Western Leftists probably would have made Iranian revolutionaries into global heroes years ago if it had not been for the Islamic Republic’s determination to veil and “protect” women. France’s leftists really wanted to embrace the Islamic Salvation Front’s fight against the Algerian military junta in the early 1990s. For the most part, they couldn’t do it. The Front’s vivid anti-feminism just out weighed other considerations.

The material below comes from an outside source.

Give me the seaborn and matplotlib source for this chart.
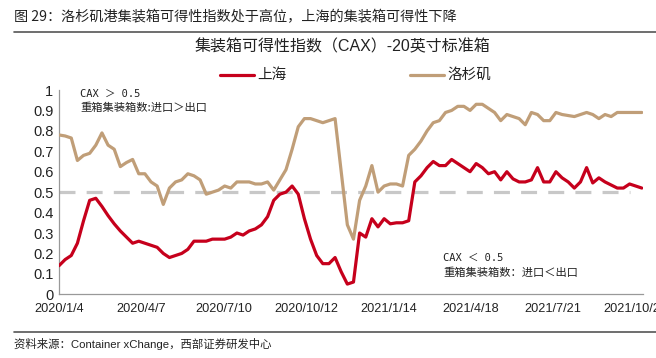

Democratically-elected fundamentalists in Tunisia and Egypt—probably the most sophisticated and open of Arab Islamists—are going to have extraordinary difficulty reconciling their conception of virtue with the mores common among the countries’ Westernized youth and urbanized, professional classes. Severe cultural clashes, perhaps even more than nightmarish fiscal problems, will likely dominate future politics in these countries. This internal tension will inevitably have foreign-policy overtones.

The biggest problem for the new Islamist elites is likely to be their cultural inability to engage Western officials and businessmen enough to keep their countries running. With Iran in our minds, we should, however, seek engagement as profoundly, as comprehensively, and as intimately as possible. We don’t want to pull our punches—an omnipresent problem with diplomats concerned about not offending their hosts. We want to challenge at close quarters. There’s a decent argument that the United States should—even in these trying economic times—increase aid to Arab governments dominated by fundamentalists. We should want to see whether they would compromise their ethics for our cash.

Jean-François Revel’s brilliant La Tentation Totalitaire was the rage among the American Right during Jimmy Carter’s presidency, when the Soviet Union was gaining ground. For Revel, the left, enervated by the welfare state and its socialist roots was sapping the Western will to fight. Though certainly right about many of the particulars, Revel was wrong where it mattered most: the unrivaled magnetism of Western civilization and the staying power of the United States. Muslim fundamentalists sentimentally are a lot like Revel: they more easily see doom and gloom than happiness. We should feed that sensation and allow enough time for democracy’s jousting ethic to work its deconstructing ways on their cherished values—as it has constantly reshaped ours.

President Obama may not have known what he was doing when he extended his hand to Ali Khameneh’i. But he did the right thing. We should do it much more assertively and confidently with the Arab Islamists now rising to power.

Reuel Marc Gerecht, a former case officer in the Central Intelligence Agency, is a senior fellow at the Foundation for Defense of Democracies.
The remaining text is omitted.